また、Windows Vistaで実装されることになっている、マルチメディア機能強化のためのAPI群であるDirectXの最新バージョンとなる「DirectX 10」についても紹介され、DirectX 10ベースで製作されているゲームの優位性、特に描画品質の優位性が、実際のゲームデモを交えて紹介された。
利用されたゲームは、Windows Vista向けに開発が行われている、Electronic Artsの「Crysis」だ。グラフィック面で非常に高い評価を受けた「Far Cry」の開発メーカーであるCrytekが開発中の最新ゲームで、DirectX 10ベースの非常に高度で最先端の描画技術が駆使されている。実際に会場で流されたデモ映像は、Xbox 360での描画クオリティを凌駕すると言ってもいいほどで、まさに別次元のクオリティであった。

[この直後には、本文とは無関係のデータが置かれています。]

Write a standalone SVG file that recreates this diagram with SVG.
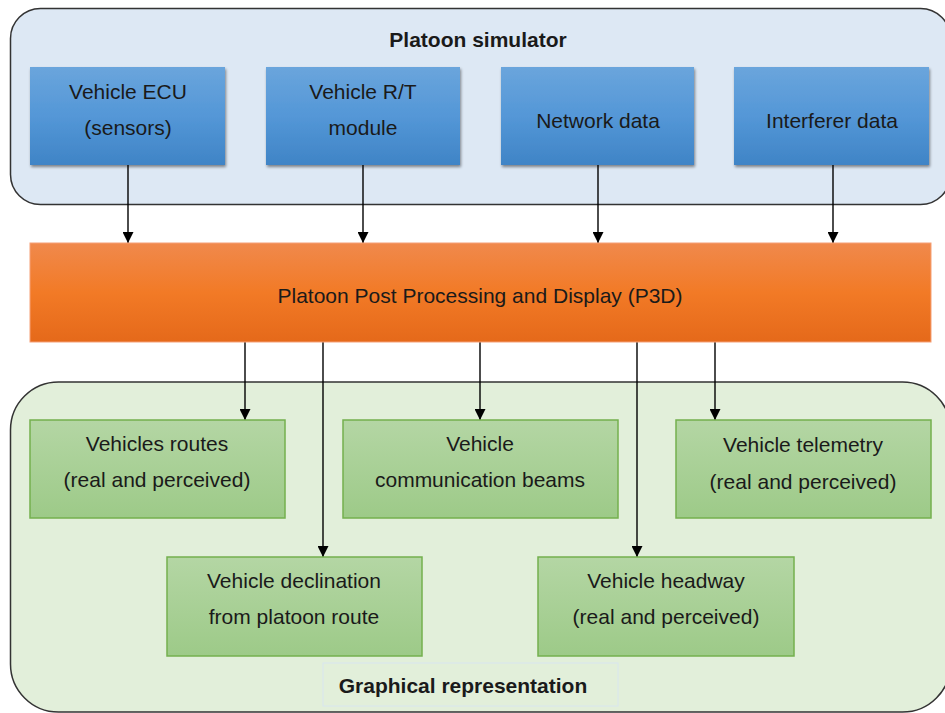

Microsoftエンターテイメント&デバイス部門インタラクティブエンターテイメント事業部担当バイスプレジデントであるピーター・ムーア氏は、Windows VistaおよびGames for Windowsの登場について、「新たなゲームプラットフォームのローンチと位置づけ、これまでにないほど力を入れて取り組んでいく」と、Xbox 360とともにゲームプラットフォームの柱として成長させていく意気込みを語った。
ビル・ゲイツ氏、E3初登場
ここで、これまでE3とは全く無縁であったMicrosoftの超大物が、ピーター・ムーア氏によって招き入れられた。その超大物とは、Microsoft会長兼チーフソフトウェアアーキテクトのビル・ゲイツ氏だ。ゲイツ氏は、日本の「東京ゲームショウ」で基調講演を行ったことはあるが、E3のプレスブリーフィングに姿を表したことがなかった。しかし今回、そのゲイツ氏が登場したことは、Microsoftが、Xbox 360だけでなく、Windows Vistaもゲームプラットフォームとして強力にアピールしたいという思惑があるからだろう。
ゲイツ氏は冒頭で、「Xbox 360だけでなく、Windowsやモバイル機器など、Microsoftの様々なのプラットフォームでゲーム環境やネットワークサービスを展開していますが、今後それをさらに拡張させ、またシームレスな環境へと発展させていきます」と語り、今後Microsoftがどのようにゲーム環境を発展させていくのか説明した。
まずはじめに、Xbox 360の発売地域として新たに8ヶ国が追加されると発表した。その8ヶ国は、南アフリカ、チリ、インド、ブラジル、ポーランド、ハンガリー、チェコ、スロバキアだ。そして、Xbox 360の出荷台数は、2006年6月末までに550万台が見込まれており、さらに競合他社のマシンが登場するまでに1000万台の出荷を目標とする、とゲイツ氏は宣言した。
競合他社のマシンが登場するまで、ということは、当然2006年11月までに1000万台の出荷を行う、ということになる。製造態勢を強化したこともあるとは思うが、それにしてもかなり強気の宣言のように思う。とはいえ、北米や欧州などでのXbox 360の売れ行きを見る限りでは、その数字も不可能ではないのかもしれない。ただ、その中での日本での状況はかなり厳しいものがあるが、そういった中で日本市場に関する対策について、今回の基調講演でほとんど語られなかったのは非常に残念であった。